**What the task requires**
Repeat every entry word for word, but leave the images out of your copy.

Entries with chart source code
╔══

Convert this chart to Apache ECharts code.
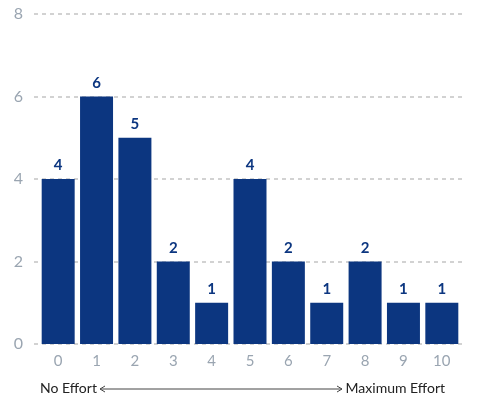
<!DOCTYPE html>
<html>
<head>
<meta charset="utf-8">
<script src="https://cdn.jsdelivr.net/npm/echarts@6/dist/echarts.min.js"></script>
<style>
  html, body { margin: 0; padding: 0; background: #fff; }
  #chart { width: 477px; height: 398px; }
</style>
</head>
<body>
<div id="chart"></div>
<script>
// Effort ratings 0–10 and number of responses for each
const categories = ['0', '1', '2', '3', '4', '5', '6', '7', '8', '9', '10'];
const counts = [4, 6, 5, 2, 1, 4, 2, 1, 2, 1, 1];
const yTicks = [0, 2, 4, 6, 8];

const barColor = '#0c3680';
const tickColor = '#9aa5b1';
const fontFamily = 'Lato, "Open Sans", sans-serif';

const chart = echarts.init(document.getElementById('chart'));

chart.setOption({
  animation: false,
  backgroundColor: '#fff',
  grid: [
    // bars
    { left: 39, right: 16, top: 14, bottom: 54 },
    // wider grid carrying the dashed gridlines and y labels
    { left: 34, right: 12, top: 14, bottom: 54 }
  ],
  xAxis: [
    {
      type: 'category',
      gridIndex: 0,
      data: categories,
      axisLine: { show: false },
      axisTick: { show: false },
      axisLabel: { color: tickColor, fontSize: 15, fontFamily, margin: 10 }
    },
    {
      type: 'value',
      gridIndex: 1,
      show: false,
      min: 0,
      max: 1
    }
  ],
  yAxis: [
    {
      type: 'value',
      gridIndex: 0,
      min: yTicks[0],
      max: yTicks[yTicks.length - 1],
      interval: 2,
      show: false
    },
    {
      type: 'value',
      gridIndex: 1,
      min: yTicks[0],
      max: yTicks[yTicks.length - 1],
      interval: 2,
      axisLine: { show: false },
      axisTick: { show: false },
      axisLabel: { color: tickColor, fontSize: 16, fontFamily, margin: 11 },
      splitLine: {
        show: true,
        lineStyle: { color: '#c4c4c4', type: [4, 4], width: 1.5 }
      }
    }
  ],
  series: [
    {
      type: 'bar',
      xAxisIndex: 0,
      yAxisIndex: 0,
      data: counts,
      barCategoryGap: '14%',
      itemStyle: { color: barColor },
      z: 3,
      label: {
        show: true,
        position: 'top',
        distance: 6,
        color: barColor,
        fontSize: 15,
        fontWeight: 'bold',
        fontFamily
      }
    }
  ],
  graphic: [
    {
      type: 'text',
      left: 40,
      top: 381,
      style: { text: 'No Effort', fill: '#222', font: '14px ' + fontFamily }
    },
    {
      type: 'text',
      right: 32,
      top: 381,
      style: { text: 'Maximum Effort', fill: '#222', font: '14px ' + fontFamily }
    },
    {
      type: 'line',
      shape: { x1: 100, y1: 389, x2: 342, y2: 389 },
      style: { stroke: '#444', lineWidth: 1 }
    },
    {
      type: 'polyline',
      shape: { points: [[105, 386], [100, 389], [105, 392]] },
      style: { stroke: '#444', lineWidth: 1, fill: null }
    },
    {
      type: 'polyline',
      shape: { points: [[337, 386], [342, 389], [337, 392]] },
      style: { stroke: '#444', lineWidth: 1, fill: null }
    }
  ]
});
</script>
</body>
</html>
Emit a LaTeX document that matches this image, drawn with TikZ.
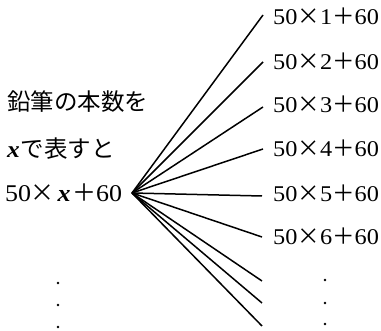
\documentclass[tikz,border=0pt]{standalone}
\usepackage{fontspec}
\setmainfont[FakeStretch=1.08]{Liberation Serif}
\newfontfamily\jp{Noto Sans CJK JP}
\newcommand\mytimes{\makebox[22.5pt]{\jp ×}}
\newcommand\myplus{\makebox[22.5pt]{\jp ＋}}
\newcommand\myx{\textbf{\textit{x}}}
\begin{document}
\begin{tikzpicture}[x=1pt,y=-1pt,
  lab/.style={anchor=base west, inner sep=0pt, font=\fontsize{22.5}{23}\selectfont},
  llab/.style={anchor=base west, inner sep=0pt, font=\fontsize{24}{24}\selectfont},
  jlab/.style={anchor=base west, inner sep=0pt, font=\fontsize{23.5}{24}\selectfont},
  fan/.style={line width=1.5pt},
  dotmark/.style={fill=black, draw=none}]
\useasboundingbox (0,0) rectangle (381,331);
% left texts
\node[jlab] (t1) at (7,111) {\jp 鉛筆の本数を};
\node[jlab] (t2) at (7,158) {\myx\hspace{1pt}\jp で表すと};
\node[llab] (t3) at (5,202) {50\mytimes\hspace{4pt}\myx\hspace{3pt}\myplus 60};
% origin
\coordinate (O) at (132,193);
% end points
\coordinate (e1) at (263,15);
\coordinate (e2) at (263,62);
\coordinate (e3) at (263,107);
\coordinate (e4) at (263,149);
\coordinate (e5) at (262,196);
\coordinate (e6) at (262,237);
\coordinate (e7) at (262,281);
\coordinate (e8) at (262,303);
\coordinate (e9) at (262,326);
\foreach \i in {1,...,9} \draw[fan] (O) -- (e\i);
% right labels
\node[lab] (r1) at (273,25) {50\mytimes 1\myplus 60};
\node[lab] (r2) at (273,70) {50\mytimes 2\myplus 60};
\node[lab] (r3) at (273,113) {50\mytimes 3\myplus 60};
\node[lab] (r4) at (273,157) {50\mytimes 4\myplus 60};
\node[lab] (r5) at (273,202) {50\mytimes 5\myplus 60};
\node[lab] (r6) at (273,245) {50\mytimes 6\myplus 60};
% dots
\foreach \y in {283,305,327} \fill[dotmark] (58,\y) circle (1.4);
\foreach \y in {280,303,324} \fill[dotmark] (325,\y) circle (1.4);
\end{tikzpicture}
\end{document}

╚══

**Solved problem**
Convert this chart to Apache ECharts code.
<!DOCTYPE html>
<html>
<head>
<meta charset="utf-8">
<script src="https://cdn.jsdelivr.net/npm/echarts@6/dist/echarts.min.js"></script>
<style>
  html, body { margin: 0; padding: 0; background: #fff; }
  #chart { width: 477px; height: 398px; }
</style>
</head>
<body>
<div id="chart"></div>
<script>
// Effort ratings 0–10 and number of responses for each
const categories = ['0', '1', '2', '3', '4', '5', '6', '7', '8', '9', '10'];
const counts = [4, 6, 5, 2, 1, 4, 2, 1, 2, 1, 1];
const yTicks = [0, 2, 4, 6, 8];

const barColor = '#0c3680';
const tickColor = '#9aa5b1';
const fontFamily = 'Lato, "Open Sans", sans-serif';

const chart = echarts.init(document.getElementById('chart'));

chart.setOption({
  animation: false,
  backgroundColor: '#fff',
  grid: [
    // bars
    { left: 39, right: 16, top: 14, bottom: 54 },
    // wider grid carrying the dashed gridlines and y labels
    { left: 34, right: 12, top: 14, bottom: 54 }
  ],
  xAxis: [
    {
      type: 'category',
      gridIndex: 0,
      data: categories,
      axisLine: { show: false },
      axisTick: { show: false },
      axisLabel: { color: tickColor, fontSize: 15, fontFamily, margin: 10 }
    },
    {
      type: 'value',
      gridIndex: 1,
      show: false,
      min: 0,
      max: 1
    }
  ],
  yAxis: [
    {
      type: 'value',
      gridIndex: 0,
      min: yTicks[0],
      max: yTicks[yTicks.length - 1],
      interval: 2,
      show: false
    },
    {
      type: 'value',
      gridIndex: 1,
      min: yTicks[0],
      max: yTicks[yTicks.length - 1],
      interval: 2,
      axisLine: { show: false },
      axisTick: { show: false },
      axisLabel: { color: tickColor, fontSize: 16, fontFamily, margin: 11 },
      splitLine: {
        show: true,
        lineStyle: { color: '#c4c4c4', type: [4, 4], width: 1.5 }
      }
    }
  ],
  series: [
    {
      type: 'bar',
      xAxisIndex: 0,
      yAxisIndex: 0,
      data: counts,
      barCategoryGap: '14%',
      itemStyle: { color: barColor },
      z: 3,
      label: {
        show: true,
        position: 'top',
        distance: 6,
        color: barColor,
        fontSize: 15,
        fontWeight: 'bold',
        fontFamily
      }
    }
  ],
  graphic: [
    {
      type: 'text',
      left: 40,
      top: 381,
      style: { text: 'No Effort', fill: '#222', font: '14px ' + fontFamily }
    },
    {
      type: 'text',
      right: 32,
      top: 381,
      style: { text: 'Maximum Effort', fill: '#222', font: '14px ' + fontFamily }
    },
    {
      type: 'line',
      shape: { x1: 100, y1: 389, x2: 342, y2: 389 },
      style: { stroke: '#444', lineWidth: 1 }
    },
    {
      type: 'polyline',
      shape: { points: [[105, 386], [100, 389], [105, 392]] },
      style: { stroke: '#444', lineWidth: 1, fill: null }
    },
    {
      type: 'polyline',
      shape: { points: [[337, 386], [342, 389], [337, 392]] },
      style: { stroke: '#444', lineWidth: 1, fill: null }
    }
  ]
});
</script>
</body>
</html>
Emit a LaTeX document that matches this image, drawn with TikZ.
\documentclass[tikz,border=0pt]{standalone}
\usepackage{fontspec}
\setmainfont[FakeStretch=1.08]{Liberation Serif}
\newfontfamily\jp{Noto Sans CJK JP}
\newcommand\mytimes{\makebox[22.5pt]{\jp ×}}
\newcommand\myplus{\makebox[22.5pt]{\jp ＋}}
\newcommand\myx{\textbf{\textit{x}}}
\begin{document}
\begin{tikzpicture}[x=1pt,y=-1pt,
  lab/.style={anchor=base west, inner sep=0pt, font=\fontsize{22.5}{23}\selectfont},
  llab/.style={anchor=base west, inner sep=0pt, font=\fontsize{24}{24}\selectfont},
  jlab/.style={anchor=base west, inner sep=0pt, font=\fontsize{23.5}{24}\selectfont},
  fan/.style={line width=1.5pt},
  dotmark/.style={fill=black, draw=none}]
\useasboundingbox (0,0) rectangle (381,331);
% left texts
\node[jlab] (t1) at (7,111) {\jp 鉛筆の本数を};
\node[jlab] (t2) at (7,158) {\myx\hspace{1pt}\jp で表すと};
\node[llab] (t3) at (5,202) {50\mytimes\hspace{4pt}\myx\hspace{3pt}\myplus 60};
% origin
\coordinate (O) at (132,193);
% end points
\coordinate (e1) at (263,15);
\coordinate (e2) at (263,62);
\coordinate (e3) at (263,107);
\coordinate (e4) at (263,149);
\coordinate (e5) at (262,196);
\coordinate (e6) at (262,237);
\coordinate (e7) at (262,281);
\coordinate (e8) at (262,303);
\coordinate (e9) at (262,326);
\foreach \i in {1,...,9} \draw[fan] (O) -- (e\i);
% right labels
\node[lab] (r1) at (273,25) {50\mytimes 1\myplus 60};
\node[lab] (r2) at (273,70) {50\mytimes 2\myplus 60};
\node[lab] (r3) at (273,113) {50\mytimes 3\myplus 60};
\node[lab] (r4) at (273,157) {50\mytimes 4\myplus 60};
\node[lab] (r5) at (273,202) {50\mytimes 5\myplus 60};
\node[lab] (r6) at (273,245) {50\mytimes 6\myplus 60};
% dots
\foreach \y in {283,305,327} \fill[dotmark] (58,\y) circle (1.4);
\foreach \y in {280,303,324} \fill[dotmark] (325,\y) circle (1.4);
\end{tikzpicture}
\end{document}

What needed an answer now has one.